Physicists Spot Evidence of 'Odderon' First Predicted in The 1970s

By Ryan F. Mandelbaum on at

Scientists have uncovered some preliminary evidence for a nuclear physics effect first predicted back in the 1970s. The physics universe you’re about to enter into in order to understand it is especially mind-bending.

Idk, seemed like a good pic for this. (Image: TU Wien)

Physicists at the TOTEM experiment on the Large Hadron Collider in Geneva, Switzerland have found evidence for a physical effect called an “Odderon.” It is not direct evidence, but rather some results that would make more sense if this particle existed.

In simple terms, “the Odderon is one of the possible ways by which protons can interact without breaking, whose manifestations have never been observed,” Simone Giani, spokesperson at the TOTEM experiment, told me. “This could be the first evidence of that.”

To be up front, though, these results are preliminary. “It is not very spectacular physics in terms of attracting the general public,” said Giani. “We have been rather modest with the whole thing because it is a bit convoluted.”

In a typical particle physics experiment at the LHC, scientists slam protons together with the hope that they shatter and produce something new and interesting to spot with big detectors. But there’s a whole lot of physics that studies what happens when the protons don’t break apart, and instead just interact with each other and change direction.

Back in the 1960s, physicists used an idea called Regge theory to understand the collisions where protons don’t break apart. That theory presented some new ideas: an effect called a “Pomeron” and another called the “Odderon,” as explained by physicist Carlo Ewerz in a more recent lecture. The Pomeron was meant to explain why the glancing protons seemed to be more likely to interact with one another at higher energies. The Odderon helped explain the mysterious differences in the likelihoods that a proton would have a direction-changing interaction with another proton, versus that a proton would have one of those interactions with an antiproton.

Today, people still use Regge theory to explain these glancing, non-destructive collisions, in combination with the more detailed “quantum chromodynamics,” or QCD. QCD describes how quarks, the particles that make up protons, interact with one another. Quarks are always connected to one another by a particle called a gluon (so named because it “glues” quarks together). Quarks and gluons contain a special kind of “colour charge,” similar to an electric charge except there are six choices (called red, anti-red, blue, anti-blue, green, or anti-green), rather than two choices (positive or negative).

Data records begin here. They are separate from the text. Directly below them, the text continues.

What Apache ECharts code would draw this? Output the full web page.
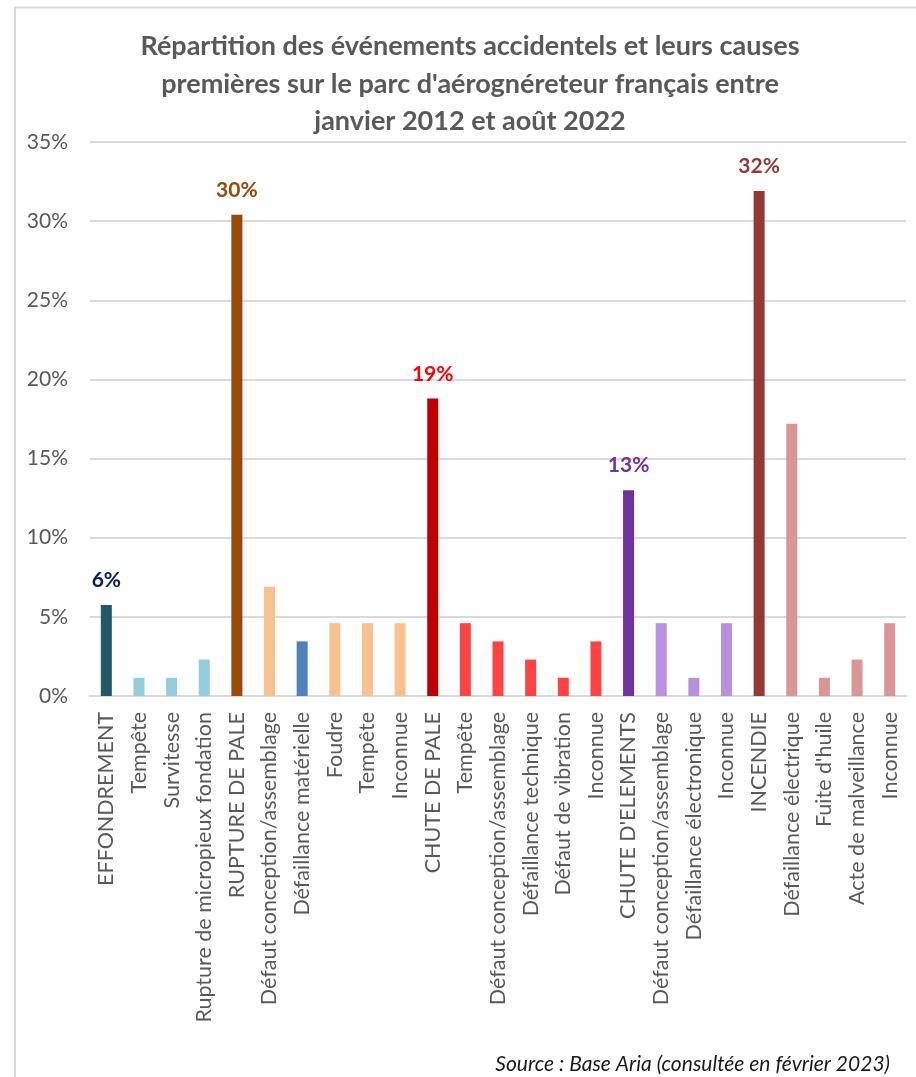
<!DOCTYPE html>
<html>
<head>
<meta charset="utf-8">
<script src="https://cdn.jsdelivr.net/npm/echarts@6/dist/echarts.min.js"></script>
<style>
  html, body { margin: 0; padding: 0; background: #ffffff; }
  #chart { width: 916px; height: 1077px; }
</style>
</head>
<body>
<div id="chart"></div>
<script>
const titleText = "Répartition des événements accidentels et leurs causes\npremières sur le parc d'aérognéreteur français entre\njanvier 2012 et août 2022";
const sourceText = "Source : Base Aria (consultée en février 2023)";

const categories = [
  "EFFONDREMENT", "Tempête", "Survitesse", "Rupture de micropieux fondation",
  "RUPTURE DE PALE", "Défaut conception/assemblage", "Défaillance matérielle", "Foudre", "Tempête", "Inconnue",
  "CHUTE DE PALE", "Tempête", "Défaut conception/assemblage", "Défaillance technique", "Défaut de vibration", "Inconnue",
  "CHUTE D'ELEMENTS", "Défaut conception/assemblage", "Défaillance électronique", "Inconnue",
  "INCENDIE", "Défaillance électrique", "Fuite d'huile", "Acte de malveillance", "Inconnue"
];

const values = [
  5.75, 1.15, 1.15, 2.3,
  30.4, 6.9, 3.45, 4.6, 4.6, 4.6,
  18.8, 4.6, 3.45, 2.3, 1.15, 3.45,
  13.0, 4.6, 1.15, 4.6,
  31.9, 17.2, 1.15, 2.3, 4.6
];

const dataLabels = [
  "6%", "", "", "",
  "30%", "", "", "", "", "",
  "19%", "", "", "", "", "",
  "13%", "", "", "",
  "32%", "", "", "", ""
];

const yTicks = ["0%", "5%", "10%", "15%", "20%", "25%", "30%", "35%"];

// styling (not data)
const barColors = [
  "#215968", "#92cddc", "#92cddc", "#92cddc",
  "#984807", "#fac090", "#4f81bd", "#fac090", "#fac090", "#fac090",
  "#c00000", "#ff4343", "#ff4343", "#ff4343", "#ff4343", "#ff4343",
  "#7030a0", "#b990dd", "#b990dd", "#b990dd",
  "#953735", "#d99694", "#d99694", "#d99694", "#d99694"
];
const labelColors = {
  "6%": "#002060", "30%": "#984807", "19%": "#ff0000", "13%": "#7030a0", "32%": "#953735"
};

const FONT = "Lato";
const chart = echarts.init(document.getElementById('chart'), null, { renderer: 'canvas' });

const seriesData = values.map((v, i) => ({
  value: v,
  itemStyle: { color: barColors[i] },
  label: dataLabels[i] ? {
    show: true,
    position: 'top',
    distance: 14,
    formatter: dataLabels[i],
    color: labelColors[dataLabels[i]],
    fontFamily: FONT,
    fontWeight: 'bold',
    fontSize: 21
  } : { show: false }
}));

chart.setOption({
  animation: false,
  backgroundColor: '#ffffff',
  graphic: [
    {
      type: 'rect',
      shape: { x: 15, y: 7.5, width: 920, height: 1100 },
      style: { fill: 'none', stroke: '#d9d9d9', lineWidth: 2 },
      silent: true
    },
    {
      type: 'text',
      x: 470,
      y: 28,
      style: {
        text: titleText,
        textAlign: 'center',
        textVerticalAlign: 'top',
        fill: '#595959',
        font: "bold 27px " + FONT,
        lineHeight: 37.5
      }
    },
    {
      type: 'text',
      right: 26,
      top: 1054,
      style: {
        text: sourceText,
        fill: '#1a1a1a',
        font: "italic 21px " + FONT
      }
    }
  ],
  grid: { left: 90, right: 10, top: 142, bottom: 381, containLabel: false },
  xAxis: {
    type: 'category',
    data: categories,
    axisLine: { show: true, lineStyle: { color: '#d9d9d9', width: 2 } },
    axisTick: { show: false },
    axisLabel: {
      interval: 0,
      rotate: 90,
      margin: 16,
      color: '#595959',
      fontFamily: FONT,
      fontSize: 21.5
    }
  },
  yAxis: {
    type: 'value',
    min: 0,
    max: 35,
    interval: 5,
    axisLine: { show: false },
    axisTick: { show: false },
    splitLine: { lineStyle: { color: '#d9d9d9', width: 2 } },
    axisLabel: {
      margin: 22,
      color: '#595959',
      fontFamily: FONT,
      fontSize: 21,
      formatter: (v) => yTicks[Math.round(v / 5)]
    }
  },
  series: [{
    type: 'bar',
    data: seriesData,
    barWidth: 11
  }]
});
</script>
</body>
</html>
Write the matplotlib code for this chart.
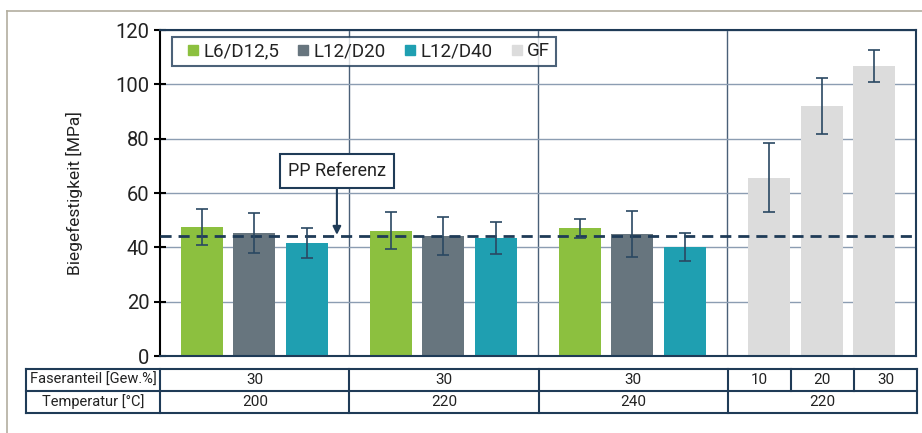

The Pomeron and Odderon ideas have stuck around, and scientists have previously found experimental evidence for the Pomeron, but not the Odderon. QCD describes the Pomeron as protons exchanging an even number of gluons whose total colour charge equals zero, changing direction and then going on their merry way. QCD describes the Odderon as an exchange an odd number of gluons (at least three). No one has actually found an Odderon yet.

Searches for the Odderon have involved looking for differences in how likely protons are to interact in a certain way with other protons versus protons interacting with antiprotons. There has been scant conclusive evidence of the Odderon’s existence. Its presence has become a “firm prediction” of quantum chromodynamics, though, writes Ewerz.

Image: KU

TOTEM has been measuring a physical parameter called the rho parameter, a number that helps describe how the protons interact both with other protons and with antiprotons. The mathematics of the parameter is probably too esoteric to explain, said Giani, but he recounted an anecdote about famed physicist Werner Heisenberg: that he once said it was the most important measurement done at the time, due to the way it explains the interactions of protons.

TOTEM’s measurements of this parameter seem to imply that the Odderon exists. The team published their results online recently. They’re not direct measurements, Giani emphasised. But they’re still important, since they imply the existence of glueballs. Glueballs are particles that consist solely of gluons that are extremely hard to measure, but are predicted by the Standard Model of particle physics. They’re kind of like Odderons just floating around on their own, not ones that exist only when two protons are passing by each other.

Being on the hunt for a particle first theorised decades ago has been pretty cool, University of Kansas postdoc Timothy Raben, who worked on the research, told me. “These ideas are fairly old and have always seemed out of reach of real physical experiments,” he said. “We’re actually getting to peek inside of how it really works. These are related to some deep questions in physics.”